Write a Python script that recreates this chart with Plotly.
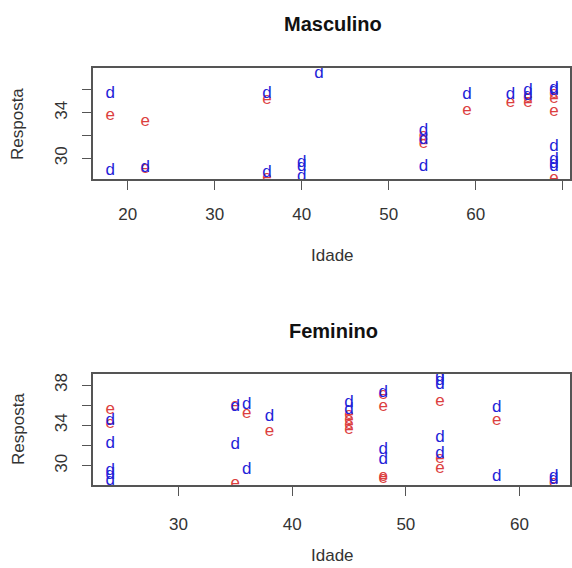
import plotly.graph_objects as go

# ---- Data ----
# Masculino panel
masc_d_idade = [18, 18, 22, 36, 36, 40, 40, 40, 42, 54, 54, 54, 59, 64, 66, 66, 69, 69, 69, 69, 69, 69]
masc_d_resp = [35.7, 28.9, 29.2, 35.7, 28.7, 29.6, 29.3, 28.4, 37.45, 32.4, 31.6, 29.3, 35.6, 35.6, 35.95, 35.5, 36.15, 35.9, 31.0, 29.9, 29.5, 29.3]
masc_e_idade = [18, 22, 22, 36, 36, 54, 54, 54, 59, 64, 66, 66, 69, 69, 69, 69]
masc_e_resp = [33.7, 33.2, 29.1, 35.1, 28.3, 32.0, 31.6, 31.25, 34.2, 34.9, 35.35, 34.9, 35.7, 35.25, 34.1, 28.2]

# Feminino panel
fem_d_idade = [24, 24, 24, 24, 24, 35, 35, 36, 36, 38, 45, 45, 48, 48, 48, 53, 53, 53, 53, 53, 58, 58, 63, 63]
fem_d_resp = [34.5, 32.2, 29.5, 29.1, 28.5, 35.85, 32.05, 36.0, 29.6, 34.85, 36.2, 35.5, 37.2, 31.55, 30.55, 38.8, 38.4, 38.0, 32.8, 31.2, 35.7, 28.9, 28.9, 28.6]
fem_e_idade = [24, 24, 35, 35, 36, 38, 45, 45, 45, 45, 48, 48, 48, 48, 53, 53, 53, 58, 63]
fem_e_resp = [35.5, 34.2, 35.9, 28.2, 35.2, 33.4, 35.1, 34.6, 34.1, 33.6, 37.0, 35.8, 28.95, 28.75, 36.3, 30.65, 29.7, 34.5, 28.3]

masc_x_ticks = [20, 30, 40, 50, 60, 70]
masc_y_ticks = [30, 32, 34, 36]
masc_y_labels = ["30", "", "34", ""]
fem_x_ticks = [30, 40, 50, 60]
fem_y_ticks = [30, 32, 34, 36, 38]
fem_y_labels = ["30", "", "34", "", "38"]

BLUE = "#2323d8"
RED = "#dc3f3f"
FONT = "Liberation Sans, Arial, sans-serif"
W, H = 572, 568

fig = go.Figure()

def add_text(x, y, label, color, xa, ya):
    fig.add_trace(go.Scatter(
        x=x, y=y, mode="text", text=[label] * len(x),
        textposition="middle center",
        textfont=dict(family=FONT, size=17, color=color),
        xaxis=xa, yaxis=ya, showlegend=False, hoverinfo="x+y", cliponaxis=True,
    ))

add_text(masc_e_idade, masc_e_resp, "e", RED, "x", "y")
add_text(masc_d_idade, masc_d_resp, "d", BLUE, "x", "y")
add_text(fem_e_idade, fem_e_resp, "e", RED, "x2", "y2")
add_text(fem_d_idade, fem_d_resp, "d", BLUE, "x2", "y2")

axis_common = dict(
    showgrid=False, zeroline=False, showline=True, mirror=True,
    linecolor="#555555", linewidth=1.5,
    ticks="outside", ticklen=9, tickwidth=1.3, tickcolor="#555555",
    tickfont=dict(family=FONT, size=17, color="#333333"),
)

xdom = [93 / W, 570 / W]
fig.update_layout(
    width=W, height=H,
    margin=dict(l=0, r=0, t=0, b=0),
    paper_bgcolor="white", plot_bgcolor="white",
    xaxis=dict(domain=xdom, anchor="y", range=[16.01, 70.84],
               tickmode="array", tickvals=masc_x_ticks, ticklabelstandoff=10, **axis_common),
    yaxis=dict(domain=[1 - 179 / H, 1 - 68 / H], anchor="x", range=[28.18, 37.93],
               tickmode="array", tickvals=masc_y_ticks, ticktext=masc_y_labels,
               tickangle=-90, ticklabelstandoff=8, **axis_common),
    xaxis2=dict(domain=xdom, anchor="y2", range=[22.48, 64.44],
                tickmode="array", tickvals=fem_x_ticks, ticklabelstandoff=14, **axis_common),
    yaxis2=dict(domain=[1 - 485 / H, 1 - 374 / H], anchor="x2", range=[28.09, 39.09],
                tickmode="array", tickvals=fem_y_ticks, ticktext=fem_y_labels,
                tickangle=-90, ticklabelstandoff=8, **axis_common),
)

def ann(text, xpx, ypx, size=17, bold=False, angle=0, color="#333333"):
    fig.add_annotation(
        text=f"<b>{text}</b>" if bold else text,
        x=xpx / W, y=1 - ypx / H, xref="paper", yref="paper",
        xanchor="center", yanchor="middle", showarrow=False, textangle=angle,
        font=dict(family=FONT, size=size, color=color),
    )

ann("Masculino", 333, 24.5, size=20, bold=True, color="#111111")
ann("Feminino", 333, 330.5, size=20, bold=True, color="#111111")
ann("Idade", 332, 255.5)
ann("Idade", 332, 555)
ann("Resposta", 18, 124, angle=-90)
ann("Resposta", 18, 429, angle=-90)

fig.write_html("out.html")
________________
Aim |
Exactly as they appear, print the lines of the listing above from its first line through the line that contains "import plotly.graph_objects as go", minus the pictures.

Written solution |
Write a Python script that recreates this chart with Plotly.
import plotly.graph_objects as go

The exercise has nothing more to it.